Interestingly, even grammar can be seen to map directly to meaning. We understand “I was hungry yesterday” is different from “I am hungry now,” because in our minds we sense “was” as being behind us and “am” as being a space (time) that we occupy at this very moment. In a very real sense, we use elements of grammar to “feel/sense/know” the experience being communicated. Grammar itself is not some abstract thing, but an important part of how we directly experience meaning through language!
To teach computers conversational skills and language, we need to connect language to some form of meaning representation in the computer. Only then do we have the possibility of achieving true AI and human-like language interactions with machines.
The process of understanding language then becomes one of identifying which words and phrases map across to which meanings that are “known” to the machine. And machine learning of language then becomes a process of discovering (or being told by a human) what certain things mean.

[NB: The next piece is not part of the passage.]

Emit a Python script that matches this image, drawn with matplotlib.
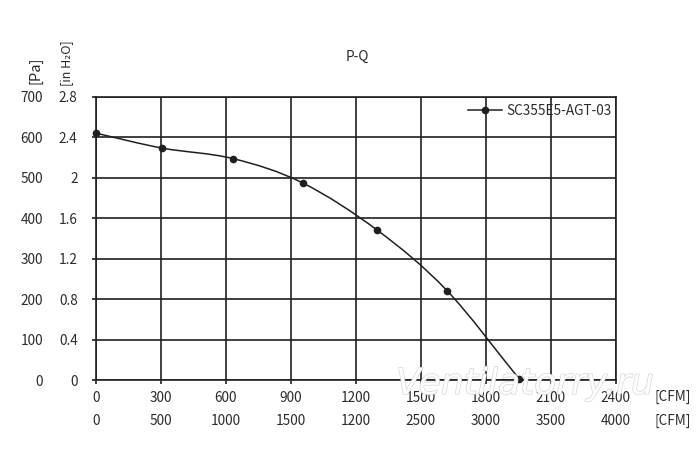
import numpy as np
import matplotlib
matplotlib.use("Agg")
import matplotlib.pyplot as plt
from matplotlib.path import Path
from matplotlib.patches import PathPatch
from matplotlib.lines import Line2D
import matplotlib.patheffects as pe

plt.rcParams['font.family'] = ['Noto Sans CJK JP', 'DejaVu Sans']

# data
flow_cfm = [0, 307, 634, 955, 1300, 1621, 1954]
pressure_pa = [610, 573, 547, 487, 370, 221, 3]
series_name = "SC355E5-AGT-03"

x_ticks = [0, 300, 600, 900, 1200, 1500, 1800, 2100, 2400]
x_labels_2 = ["0", "500", "1000", "1500", "1200", "2500", "3000", "3500", "4000"]
y_ticks = [0, 100, 200, 300, 400, 500, 600, 700]
y_labels_2 = ["0", "0.4", "0.8", "1.2", "1.6", "2", "2.4", "2.8"]

ink = '#231f20'
txt = '#2b2b2b'
fs = 9.8

fig = plt.figure(figsize=(7, 4.73), dpi=100)
ax = fig.add_axes([95.7 / 700, 1 - 380 / 473, 520 / 700, 283.3 / 473])
ax.set_xlim(0, 2400)
ax.set_ylim(0, 700)

ax.set_xticks(x_ticks)
ax.set_yticks(y_ticks)
ax.grid(True, color=ink, linewidth=1.2)
for s in ax.spines.values():
    s.set_color(ink)
    s.set_linewidth(1.2)
ax.tick_params(axis='x', length=3, width=1.2, color=ink, labelsize=fs, labelcolor=txt, pad=5)
ax.tick_params(axis='y', length=3, width=1.2, color=ink, labelsize=fs, labelcolor=txt, pad=35)

# second y label column (in H2O)
sy = ax.secondary_yaxis('left')
sy.set_yticks(y_ticks, labels=y_labels_2)
sy.tick_params(length=0, labelsize=fs, labelcolor=txt, pad=13)
sy.spines['left'].set_visible(False)

# second x label row
sx = ax.secondary_xaxis('bottom')
sx.set_xticks(x_ticks, labels=x_labels_2)
sx.tick_params(length=0, labelsize=fs, labelcolor=txt, pad=24.5)
sx.spines['bottom'].set_visible(False)

# smooth curve through the points (Catmull-Rom as cubic Bezier)
pts = np.column_stack([flow_cfm, pressure_pa]).astype(float)
ext = np.vstack([2 * pts[0] - pts[1], pts, 2 * pts[-1] - pts[-2]])
verts = [tuple(pts[0])]
codes = [Path.MOVETO]
for i in range(1, len(ext) - 2):
    p0, p1, p2, p3 = ext[i - 1], ext[i], ext[i + 1], ext[i + 2]
    c1 = p1 + (p2 - p0) / 6
    c2 = p2 - (p3 - p1) / 6
    verts += [tuple(c1), tuple(c2), tuple(p2)]
    codes += [Path.CURVE4] * 3
ax.add_patch(PathPatch(Path(verts, codes), facecolor='none', edgecolor=ink, lw=1.1, zorder=3))
ax.plot(flow_cfm, pressure_pa, linestyle='none', marker='o', markersize=4.5, color=ink, zorder=4, clip_on=False)

handle = Line2D([], [], color=ink, lw=1.1, marker='o', markersize=4.5)
ax.legend([handle], [series_name], loc='upper right', bbox_to_anchor=(1.005, 1.0),
          frameon=False, fontsize=fs, handlelength=2.5, handletextpad=0.3,
          borderaxespad=0.1, labelcolor=txt)

fig.text(357 / 700, 1 - 56.7 / 473, "P-Q", ha='center', va='center', fontsize=fs, color=txt)
fig.text(35 / 700, 1 - 70 / 473, "[Pa]", ha='center', va='center', rotation=90, fontsize=fs + 0.8, color=txt)
fig.text(66.7 / 700, 1 - 63 / 473, "[in H₂O]", ha='center', va='center', rotation=90, fontsize=fs - 0.8, color=txt)
fig.text(654 / 700, 1 - 396.7 / 473, "[CFM]", ha='left', va='center', fontsize=fs, color=txt)
fig.text(654 / 700, 1 - 420.7 / 473, "[CFM]", ha='left', va='center', fontsize=fs, color=txt)

# watermark
fig.text(525 / 700, 1 - 384 / 473, "Ventilatorry.ru", ha='center', va='center', fontsize=26,
         style='italic', family='DejaVu Sans', color='white', alpha=0.9, zorder=10,
         path_effects=[pe.Stroke(linewidth=0.9, foreground='#cfcfcf'), pe.Normal()])

fig.savefig("out.png", dpi=100)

Creating conversational models
Silicon Valley has become a hotbed of companies trying to solve for this challenge — some are actually employing the approach I’ve laid out here, such as Palo Alto, California-based Pat Inc., which has developed an approach that allows phrases to be directly connected to meanings that are stored in a universal meaning-layer dictionary within its NLU API.
Wit.ai is the NLP-NLU platform Facebook acquired to power its Messenger platform, and it has since released a toolset that can be used to train the platform in new conversation models as well as monitoring the interactions between users and the platform.
The future is promising, and we’re already experiencing astounding results from early stage Valley-based companies. In this way, I anticipate great advancements over the next several years in teaching machines human language, as long as we collectively continue to focus on how humans approach language.